▸ **Data entries**:
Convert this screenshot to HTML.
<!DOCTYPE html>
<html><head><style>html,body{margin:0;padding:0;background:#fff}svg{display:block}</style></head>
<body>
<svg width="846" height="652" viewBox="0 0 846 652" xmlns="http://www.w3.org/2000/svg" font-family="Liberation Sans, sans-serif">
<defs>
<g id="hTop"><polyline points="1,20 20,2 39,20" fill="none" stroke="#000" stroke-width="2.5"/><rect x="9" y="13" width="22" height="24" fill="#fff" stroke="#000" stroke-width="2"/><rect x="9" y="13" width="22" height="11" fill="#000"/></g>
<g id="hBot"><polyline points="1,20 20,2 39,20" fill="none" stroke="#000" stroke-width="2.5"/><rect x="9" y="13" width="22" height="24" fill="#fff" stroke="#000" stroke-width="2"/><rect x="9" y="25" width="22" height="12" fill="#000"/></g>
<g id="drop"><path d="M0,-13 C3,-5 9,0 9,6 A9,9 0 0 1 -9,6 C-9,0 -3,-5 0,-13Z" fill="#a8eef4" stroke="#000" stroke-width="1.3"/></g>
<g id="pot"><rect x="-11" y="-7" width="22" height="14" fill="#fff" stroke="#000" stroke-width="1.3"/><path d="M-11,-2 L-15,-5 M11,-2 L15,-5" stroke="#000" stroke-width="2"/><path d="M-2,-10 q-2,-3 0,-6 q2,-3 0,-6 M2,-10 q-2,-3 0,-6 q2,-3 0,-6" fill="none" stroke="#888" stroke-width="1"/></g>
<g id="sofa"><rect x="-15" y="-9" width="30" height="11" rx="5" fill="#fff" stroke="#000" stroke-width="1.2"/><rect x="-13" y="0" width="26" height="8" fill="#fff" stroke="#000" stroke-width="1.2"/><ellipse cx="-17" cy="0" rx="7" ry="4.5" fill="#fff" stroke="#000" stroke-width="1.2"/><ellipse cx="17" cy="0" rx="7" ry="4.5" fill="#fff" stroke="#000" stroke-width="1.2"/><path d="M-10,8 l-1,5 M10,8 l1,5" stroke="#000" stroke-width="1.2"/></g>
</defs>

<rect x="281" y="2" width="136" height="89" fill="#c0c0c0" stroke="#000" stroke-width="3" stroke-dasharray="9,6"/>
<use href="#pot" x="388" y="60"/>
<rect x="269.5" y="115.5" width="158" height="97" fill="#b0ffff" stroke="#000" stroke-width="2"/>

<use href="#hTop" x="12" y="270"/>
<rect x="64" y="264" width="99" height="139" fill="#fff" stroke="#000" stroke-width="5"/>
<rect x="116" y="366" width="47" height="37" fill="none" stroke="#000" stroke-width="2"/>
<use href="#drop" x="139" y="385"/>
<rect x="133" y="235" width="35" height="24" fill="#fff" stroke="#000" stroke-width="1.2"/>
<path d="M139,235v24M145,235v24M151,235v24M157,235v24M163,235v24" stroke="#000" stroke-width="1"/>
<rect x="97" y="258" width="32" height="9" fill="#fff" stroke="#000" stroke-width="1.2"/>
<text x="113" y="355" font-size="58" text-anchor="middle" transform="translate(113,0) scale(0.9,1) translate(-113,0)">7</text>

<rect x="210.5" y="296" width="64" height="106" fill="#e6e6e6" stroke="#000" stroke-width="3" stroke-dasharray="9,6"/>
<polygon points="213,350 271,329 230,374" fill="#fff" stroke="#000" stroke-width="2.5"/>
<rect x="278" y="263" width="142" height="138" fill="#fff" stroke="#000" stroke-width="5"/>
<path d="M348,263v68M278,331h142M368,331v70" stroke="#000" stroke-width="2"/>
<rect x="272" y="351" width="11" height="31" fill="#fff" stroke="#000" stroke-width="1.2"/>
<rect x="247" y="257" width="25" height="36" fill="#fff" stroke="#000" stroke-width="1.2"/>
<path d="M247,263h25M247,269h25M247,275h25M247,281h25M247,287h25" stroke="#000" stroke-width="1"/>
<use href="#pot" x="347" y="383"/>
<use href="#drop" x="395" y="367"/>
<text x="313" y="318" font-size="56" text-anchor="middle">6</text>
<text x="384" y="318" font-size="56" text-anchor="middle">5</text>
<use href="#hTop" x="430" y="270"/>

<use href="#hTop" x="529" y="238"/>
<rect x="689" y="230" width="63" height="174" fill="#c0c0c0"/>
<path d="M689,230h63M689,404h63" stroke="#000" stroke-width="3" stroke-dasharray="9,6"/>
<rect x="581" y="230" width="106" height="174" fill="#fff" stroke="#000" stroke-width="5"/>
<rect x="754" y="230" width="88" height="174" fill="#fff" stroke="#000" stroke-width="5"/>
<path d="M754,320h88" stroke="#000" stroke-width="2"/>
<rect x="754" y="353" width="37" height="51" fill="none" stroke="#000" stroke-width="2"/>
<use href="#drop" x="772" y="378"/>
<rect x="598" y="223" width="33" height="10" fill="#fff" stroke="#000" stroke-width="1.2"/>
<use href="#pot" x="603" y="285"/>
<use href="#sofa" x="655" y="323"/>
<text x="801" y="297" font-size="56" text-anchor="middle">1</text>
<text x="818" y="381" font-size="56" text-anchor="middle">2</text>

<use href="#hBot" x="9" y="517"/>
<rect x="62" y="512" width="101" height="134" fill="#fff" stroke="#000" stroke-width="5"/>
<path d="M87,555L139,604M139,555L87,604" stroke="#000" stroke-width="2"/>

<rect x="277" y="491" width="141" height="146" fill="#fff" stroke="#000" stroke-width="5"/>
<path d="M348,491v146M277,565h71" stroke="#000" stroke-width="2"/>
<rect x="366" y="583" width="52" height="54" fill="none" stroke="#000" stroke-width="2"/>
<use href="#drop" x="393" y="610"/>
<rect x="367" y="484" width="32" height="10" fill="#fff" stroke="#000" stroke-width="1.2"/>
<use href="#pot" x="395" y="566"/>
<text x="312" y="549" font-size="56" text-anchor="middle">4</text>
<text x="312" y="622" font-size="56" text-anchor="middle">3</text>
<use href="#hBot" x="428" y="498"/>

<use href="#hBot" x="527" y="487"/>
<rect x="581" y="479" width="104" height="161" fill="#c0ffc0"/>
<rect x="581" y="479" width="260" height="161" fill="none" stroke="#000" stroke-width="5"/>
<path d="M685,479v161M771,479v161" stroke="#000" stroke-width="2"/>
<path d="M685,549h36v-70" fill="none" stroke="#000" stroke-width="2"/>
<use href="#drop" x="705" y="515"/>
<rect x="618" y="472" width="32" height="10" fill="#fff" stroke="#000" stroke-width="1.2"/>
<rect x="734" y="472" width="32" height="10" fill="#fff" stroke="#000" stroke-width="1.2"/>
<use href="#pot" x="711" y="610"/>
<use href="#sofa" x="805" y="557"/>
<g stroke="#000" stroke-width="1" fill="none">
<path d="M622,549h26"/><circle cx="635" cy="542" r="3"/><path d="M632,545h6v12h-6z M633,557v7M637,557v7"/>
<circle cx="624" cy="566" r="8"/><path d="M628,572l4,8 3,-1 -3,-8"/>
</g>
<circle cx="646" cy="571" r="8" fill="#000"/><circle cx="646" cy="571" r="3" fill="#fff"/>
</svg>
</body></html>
---
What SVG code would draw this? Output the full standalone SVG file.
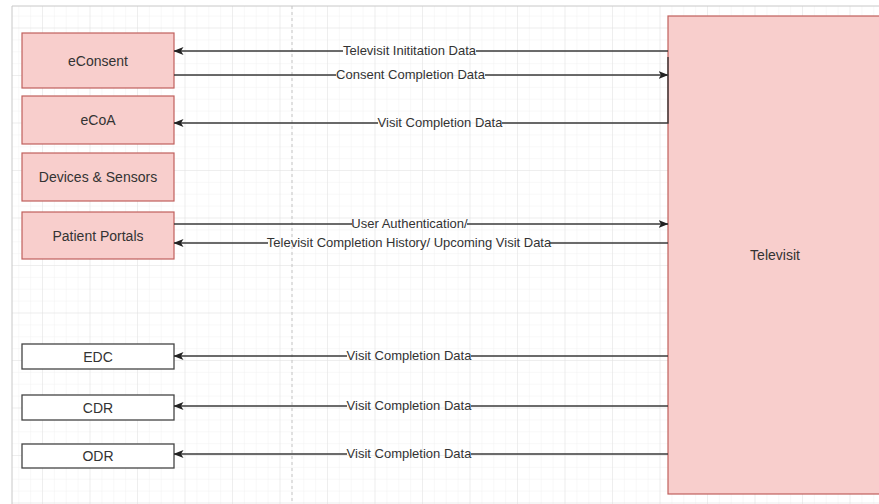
---
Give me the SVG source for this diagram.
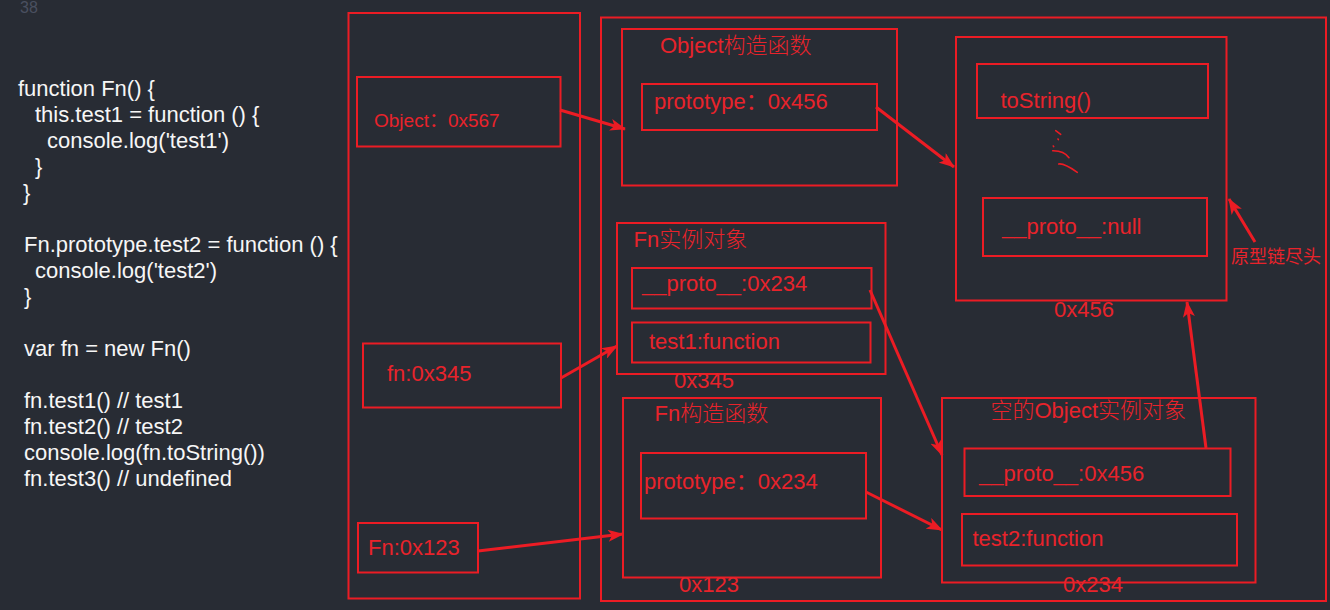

▸ **Exercise description**:
From the material above, gather all lines that include the string "this" and copy them.

▸ **Answer to the exercise**:
Convert this screenshot to HTML.
What SVG code would draw this? Output the full standalone SVG file.
Give me the SVG source for this diagram.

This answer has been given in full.